Waid’s writing was complimented by dynamically energized pencils by Humberto Ramos, producing a very fun book. The collection also includes a crossover with The Flash called Dead Heat, which involves all the speedsters around doing battle with the villainous Savitar (who in comic book world is not an embittered time remnant). This six issue run is also included in one of the Flash collections that I have, so that’s a bit of a waste but on the other hand I don’t know how else they could have done it. And it’s been a while since I read it so it was nice to have it all there in the one book anyway. Hopefully DC will release another Impulse collection at some point.
Flux is over but my kids and I were getting into the Christmas spirit by watching a few of our favorite Christmas specials. Specifically we watched Last Christmas and A Christmas Carol.
Last Christmas, is, without a doubt, my favorite of the show’s thirteen Christmas episodes–it’s terrifying, clever, emotionally rich and funny.
A Christmas Carol is beautifully acted and sweet, and the shows most uplifting and inspirational holiday special.
We had a lot of fun watching both specials–they each made me miss their respective eras. Watching Capaldi interacting with Jenna Coleman again, or Matt Smith acting like a lunatic…it was just so much fun.
And there was lots more as well. We pushed forward on The Man in the High Castle, we started a new out-loud book (the prequel to The Mysterious Benedict Society), and we watched nearly the entirety of season three of Lost in Space. But not actually all of it, so I’ll wait to comment when I do.
I also did a whole lot of film and media work–another interview with Sister Veronica, a bunch of editing on A Drop in the Bucket (a documentary about a place called Mount Margaret Mission), and some tidy-up work on my time-loop movie, Stuck.
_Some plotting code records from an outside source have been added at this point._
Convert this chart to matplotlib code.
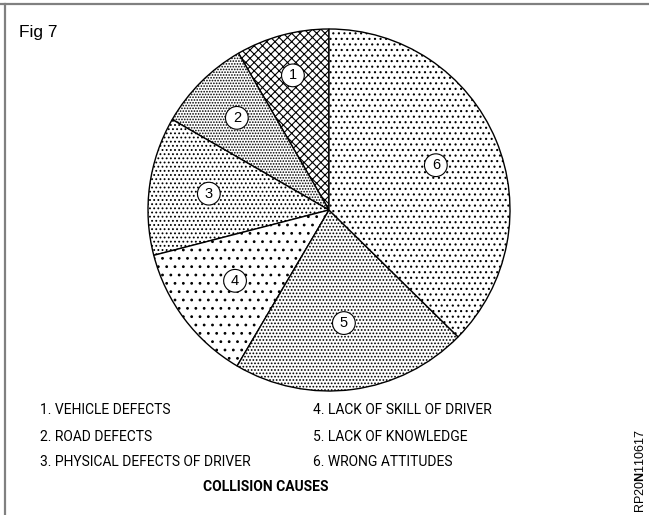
import matplotlib
matplotlib.use('Agg')
import matplotlib.pyplot as plt
import numpy as np

plt.rcParams['font.family'] = 'Liberation Sans'
plt.rcParams['mathtext.fontset'] = 'custom'
plt.rcParams['mathtext.rm'] = 'Liberation Sans'
plt.rcParams['mathtext.bf'] = 'Liberation Sans:bold'
plt.rcParams['hatch.linewidth'] = 0.8

# share of each cause, in degrees of the circle
numbers = ['1', '2', '3', '4', '5', '6']
shares = [30, 30, 44.5, 45, 76, 134.5]
causes = ['1. VEHICLE DEFECTS',
          '2. ROAD DEFECTS',
          '3. PHYSICAL DEFECTS OF DRIVER',
          '4. LACK OF SKILL OF DRIVER',
          '5. LACK OF KNOWLEDGE',
          '6. WRONG ATTITUDES']

hatches = ['xxxx', '......', '....', '..', '.....', '...']
label_r = [0.77, 0.72, 0.67, 0.65, 0.63, 0.64]

fig = plt.figure(figsize=(6.49, 5.15), dpi=100)

# frame: top and left rule only
fig.add_artist(plt.Line2D([0, 1], [1 - 4 / 515, 1 - 4 / 515], color='#808080', lw=1.6))
fig.add_artist(plt.Line2D([5 / 649, 5 / 649], [0, 1 - 4 / 515], color='#808080', lw=1.6))

cx, cy, r = 329, 210, 181
half = 186
ax = fig.add_axes([(cx - half) / 649, 1 - (cy + half) / 515, 2 * half / 649, 2 * half / 515])
wedges, _ = ax.pie(shares, startangle=90, counterclock=True, radius=1,
                   colors=['white'] * 6,
                   wedgeprops=dict(edgecolor='black', linewidth=1.0))
for w, h in zip(wedges, hatches):
    w.set_hatch(h)

for w, num, lr in zip(wedges, numbers, label_r):
    mid = np.deg2rad((w.theta1 + w.theta2) / 2)
    ax.text(lr * np.cos(mid), lr * np.sin(mid), num, ha='center', va='center',
            fontsize=10.5, bbox=dict(boxstyle='circle,pad=0.3', fc='white',
                                     ec='black', lw=0.8))

lim = half / r
ax.set_xlim(-lim, lim)
ax.set_ylim(-lim, lim)
ax.set_aspect('equal')
ax.axis('off')

fig.text(19 / 649, 1 - 32 / 515, 'Fig 7', fontsize=12.5, va='center', ha='left')

rows_y = [410, 437, 462]
for i, txt in enumerate(causes):
    x = 40 if i < 3 else 313
    y = rows_y[i % 3]
    fig.text(x / 649, 1 - y / 515, txt, fontsize=10, family='Roboto',
             va='center', ha='left')

fig.text(266 / 649, 1 - 487 / 515, 'COLLISION CAUSES', fontsize=10, family='Roboto',
         fontweight='bold', va='center', ha='center')

fig.text(641 / 649, 1 - 513 / 515, r'RP20$\mathbf{N}$110617', fontsize=9,
         rotation=90, va='bottom', ha='center')

fig.savefig('out.png', dpi=100)
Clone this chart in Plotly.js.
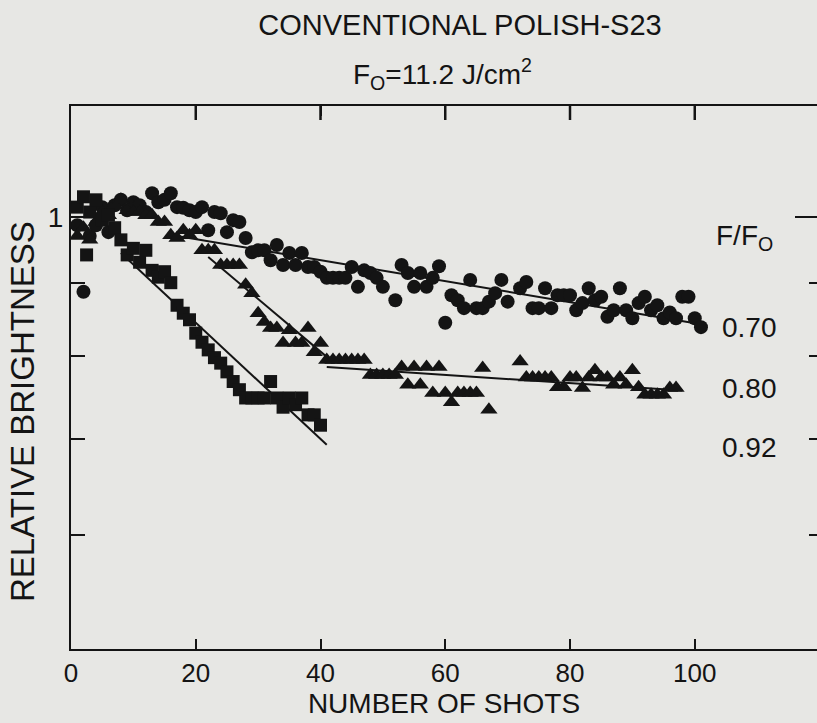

All that and 10,000 steps per day (average). So it’s been a pretty full time.
Song of the Week
I have a playlist on my phone called “Ben’s Mix”, which is made up of 100-200 songs that I like which I shuffle between when I’m driving, etc. I was thinking about how with each of these songs there is a bit of a story about it, about what it makes me think of or why I like it. So I’m going to let my phone pick one randomly and then try to write up some comments on it while it plays.
The End by The Beatles
A great finishing song (nearly) from a great album, the last the Beatles recorded, Abbey Road (the second my randomizer has selected from this album). The brief lyrics are appropriately poetic (And in the end the love you take is equal to the love you make) but what I really like is the dueling guitar solos by George Harrison, John Lennon and Paul McCartney (the song’s composer), plus a rare drum solo by Ringo Starr.